Task description: Transcribe every line from the top down to the line with "9.57,9.57,9.56,9.56,9.56,9.56,9.56,9.56,9.56,9.56];", both ends included, but not the pictures.

Data shown:
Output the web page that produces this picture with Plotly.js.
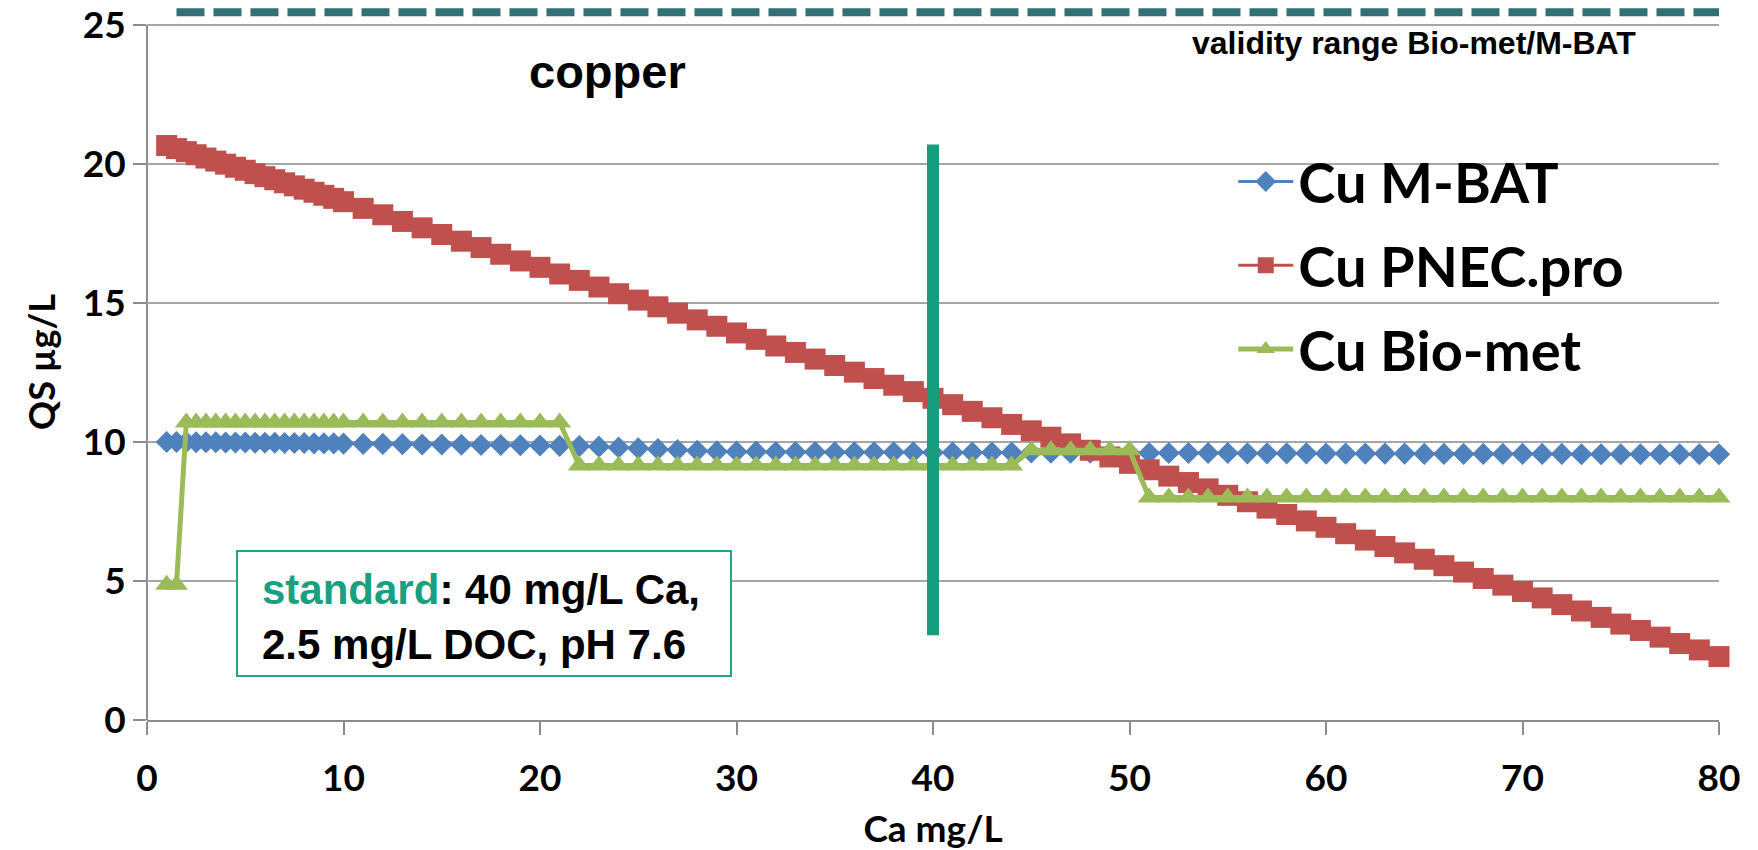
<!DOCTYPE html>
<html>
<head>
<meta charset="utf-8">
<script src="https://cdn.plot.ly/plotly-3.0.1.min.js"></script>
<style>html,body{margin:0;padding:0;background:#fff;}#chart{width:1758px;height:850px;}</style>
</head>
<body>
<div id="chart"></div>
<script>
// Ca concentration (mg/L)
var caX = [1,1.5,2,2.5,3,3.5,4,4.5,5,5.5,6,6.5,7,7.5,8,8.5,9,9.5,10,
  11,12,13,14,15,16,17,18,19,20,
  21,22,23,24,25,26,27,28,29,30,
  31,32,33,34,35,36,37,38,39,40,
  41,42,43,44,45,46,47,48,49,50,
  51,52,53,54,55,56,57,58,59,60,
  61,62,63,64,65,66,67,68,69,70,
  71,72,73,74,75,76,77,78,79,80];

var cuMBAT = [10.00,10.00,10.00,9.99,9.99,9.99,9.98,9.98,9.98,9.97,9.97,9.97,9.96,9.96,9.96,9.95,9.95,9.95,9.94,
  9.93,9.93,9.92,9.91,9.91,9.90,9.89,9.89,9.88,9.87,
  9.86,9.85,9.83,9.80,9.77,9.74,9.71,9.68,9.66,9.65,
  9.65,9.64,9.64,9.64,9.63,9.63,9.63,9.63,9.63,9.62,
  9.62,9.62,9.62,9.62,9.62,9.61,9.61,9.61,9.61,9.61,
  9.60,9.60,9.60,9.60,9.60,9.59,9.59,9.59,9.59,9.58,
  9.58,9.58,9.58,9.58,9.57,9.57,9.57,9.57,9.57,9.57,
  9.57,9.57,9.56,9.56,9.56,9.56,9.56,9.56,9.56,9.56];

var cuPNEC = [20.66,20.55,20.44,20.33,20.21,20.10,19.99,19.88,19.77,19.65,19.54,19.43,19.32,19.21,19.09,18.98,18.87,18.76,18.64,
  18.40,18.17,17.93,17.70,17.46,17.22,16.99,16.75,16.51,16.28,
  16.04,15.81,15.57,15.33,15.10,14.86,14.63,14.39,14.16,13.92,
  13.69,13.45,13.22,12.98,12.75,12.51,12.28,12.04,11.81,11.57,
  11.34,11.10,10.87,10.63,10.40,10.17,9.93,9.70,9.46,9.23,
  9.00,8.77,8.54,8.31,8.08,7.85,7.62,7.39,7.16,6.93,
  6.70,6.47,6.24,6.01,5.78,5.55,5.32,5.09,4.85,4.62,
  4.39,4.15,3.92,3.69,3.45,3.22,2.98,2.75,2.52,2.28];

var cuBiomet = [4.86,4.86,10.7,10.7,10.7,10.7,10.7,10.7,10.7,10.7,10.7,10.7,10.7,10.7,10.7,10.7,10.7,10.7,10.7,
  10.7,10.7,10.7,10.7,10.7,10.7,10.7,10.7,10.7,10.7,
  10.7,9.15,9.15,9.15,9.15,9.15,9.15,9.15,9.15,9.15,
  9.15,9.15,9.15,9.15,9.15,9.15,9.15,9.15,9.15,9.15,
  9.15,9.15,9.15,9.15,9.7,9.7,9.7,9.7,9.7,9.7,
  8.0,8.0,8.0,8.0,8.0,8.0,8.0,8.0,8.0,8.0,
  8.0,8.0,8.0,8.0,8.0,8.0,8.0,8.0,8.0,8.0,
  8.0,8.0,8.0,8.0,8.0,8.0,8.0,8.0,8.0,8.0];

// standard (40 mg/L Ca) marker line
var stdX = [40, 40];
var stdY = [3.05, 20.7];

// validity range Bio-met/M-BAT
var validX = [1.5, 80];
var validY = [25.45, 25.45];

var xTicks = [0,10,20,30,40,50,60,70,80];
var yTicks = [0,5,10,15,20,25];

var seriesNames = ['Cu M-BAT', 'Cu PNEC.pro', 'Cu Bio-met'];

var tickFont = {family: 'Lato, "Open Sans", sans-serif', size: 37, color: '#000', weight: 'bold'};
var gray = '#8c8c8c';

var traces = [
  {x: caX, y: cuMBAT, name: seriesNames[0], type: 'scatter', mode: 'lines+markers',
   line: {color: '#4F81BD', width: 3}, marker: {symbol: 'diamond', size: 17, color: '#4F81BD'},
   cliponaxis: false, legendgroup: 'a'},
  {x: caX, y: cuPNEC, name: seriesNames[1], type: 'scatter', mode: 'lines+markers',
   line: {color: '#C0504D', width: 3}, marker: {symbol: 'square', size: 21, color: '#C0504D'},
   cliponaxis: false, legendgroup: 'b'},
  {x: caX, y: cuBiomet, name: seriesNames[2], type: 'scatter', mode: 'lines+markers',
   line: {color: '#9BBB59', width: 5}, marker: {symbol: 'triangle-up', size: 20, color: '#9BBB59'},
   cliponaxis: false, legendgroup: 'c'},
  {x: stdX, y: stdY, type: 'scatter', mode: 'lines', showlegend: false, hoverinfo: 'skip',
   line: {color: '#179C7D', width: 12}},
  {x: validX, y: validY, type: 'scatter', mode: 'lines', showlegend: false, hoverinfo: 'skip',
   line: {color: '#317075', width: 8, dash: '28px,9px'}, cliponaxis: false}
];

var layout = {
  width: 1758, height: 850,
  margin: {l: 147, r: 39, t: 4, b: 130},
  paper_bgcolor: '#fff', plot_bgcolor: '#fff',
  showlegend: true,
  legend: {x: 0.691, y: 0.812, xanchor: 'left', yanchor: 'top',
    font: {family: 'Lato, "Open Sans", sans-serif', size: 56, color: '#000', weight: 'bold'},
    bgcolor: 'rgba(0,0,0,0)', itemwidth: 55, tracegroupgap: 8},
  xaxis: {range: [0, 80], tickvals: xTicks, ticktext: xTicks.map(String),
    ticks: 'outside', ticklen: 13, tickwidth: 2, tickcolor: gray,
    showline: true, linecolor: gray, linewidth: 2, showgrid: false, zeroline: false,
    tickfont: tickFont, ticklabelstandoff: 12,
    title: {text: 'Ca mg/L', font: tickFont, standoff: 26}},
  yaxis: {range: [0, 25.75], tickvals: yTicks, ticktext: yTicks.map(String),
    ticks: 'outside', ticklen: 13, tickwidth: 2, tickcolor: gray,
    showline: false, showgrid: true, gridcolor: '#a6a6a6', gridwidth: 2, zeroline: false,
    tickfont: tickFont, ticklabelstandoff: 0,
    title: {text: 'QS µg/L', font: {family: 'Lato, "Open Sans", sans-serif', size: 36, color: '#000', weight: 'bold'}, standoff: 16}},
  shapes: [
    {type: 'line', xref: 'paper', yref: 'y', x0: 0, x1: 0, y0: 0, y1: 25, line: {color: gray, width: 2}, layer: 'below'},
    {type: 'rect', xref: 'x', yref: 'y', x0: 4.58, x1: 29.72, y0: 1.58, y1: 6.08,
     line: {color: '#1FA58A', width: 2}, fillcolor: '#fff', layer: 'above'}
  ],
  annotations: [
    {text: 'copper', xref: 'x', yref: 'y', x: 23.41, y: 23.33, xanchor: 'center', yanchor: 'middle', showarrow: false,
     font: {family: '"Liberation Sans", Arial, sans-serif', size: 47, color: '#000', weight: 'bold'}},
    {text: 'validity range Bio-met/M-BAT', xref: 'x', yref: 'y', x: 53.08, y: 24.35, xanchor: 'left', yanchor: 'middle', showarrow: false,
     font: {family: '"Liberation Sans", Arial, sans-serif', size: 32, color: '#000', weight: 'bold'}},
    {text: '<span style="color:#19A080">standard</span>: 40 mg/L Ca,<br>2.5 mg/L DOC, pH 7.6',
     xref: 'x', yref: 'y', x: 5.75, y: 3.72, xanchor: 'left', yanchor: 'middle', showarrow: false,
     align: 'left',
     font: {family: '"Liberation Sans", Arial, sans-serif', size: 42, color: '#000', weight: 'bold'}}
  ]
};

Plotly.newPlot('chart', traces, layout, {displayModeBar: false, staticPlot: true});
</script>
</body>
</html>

Task output:
Output the web page that produces this picture with Plotly.js.
<!DOCTYPE html>
<html>
<head>
<meta charset="utf-8">
<script src="https://cdn.plot.ly/plotly-3.0.1.min.js"></script>
<style>html,body{margin:0;padding:0;background:#fff;}#chart{width:1758px;height:850px;}</style>
</head>
<body>
<div id="chart"></div>
<script>
// Ca concentration (mg/L)
var caX = [1,1.5,2,2.5,3,3.5,4,4.5,5,5.5,6,6.5,7,7.5,8,8.5,9,9.5,10,
  11,12,13,14,15,16,17,18,19,20,
  21,22,23,24,25,26,27,28,29,30,
  31,32,33,34,35,36,37,38,39,40,
  41,42,43,44,45,46,47,48,49,50,
  51,52,53,54,55,56,57,58,59,60,
  61,62,63,64,65,66,67,68,69,70,
  71,72,73,74,75,76,77,78,79,80];

var cuMBAT = [10.00,10.00,10.00,9.99,9.99,9.99,9.98,9.98,9.98,9.97,9.97,9.97,9.96,9.96,9.96,9.95,9.95,9.95,9.94,
  9.93,9.93,9.92,9.91,9.91,9.90,9.89,9.89,9.88,9.87,
  9.86,9.85,9.83,9.80,9.77,9.74,9.71,9.68,9.66,9.65,
  9.65,9.64,9.64,9.64,9.63,9.63,9.63,9.63,9.63,9.62,
  9.62,9.62,9.62,9.62,9.62,9.61,9.61,9.61,9.61,9.61,
  9.60,9.60,9.60,9.60,9.60,9.59,9.59,9.59,9.59,9.58,
  9.58,9.58,9.58,9.58,9.57,9.57,9.57,9.57,9.57,9.57,
  9.57,9.57,9.56,9.56,9.56,9.56,9.56,9.56,9.56,9.56];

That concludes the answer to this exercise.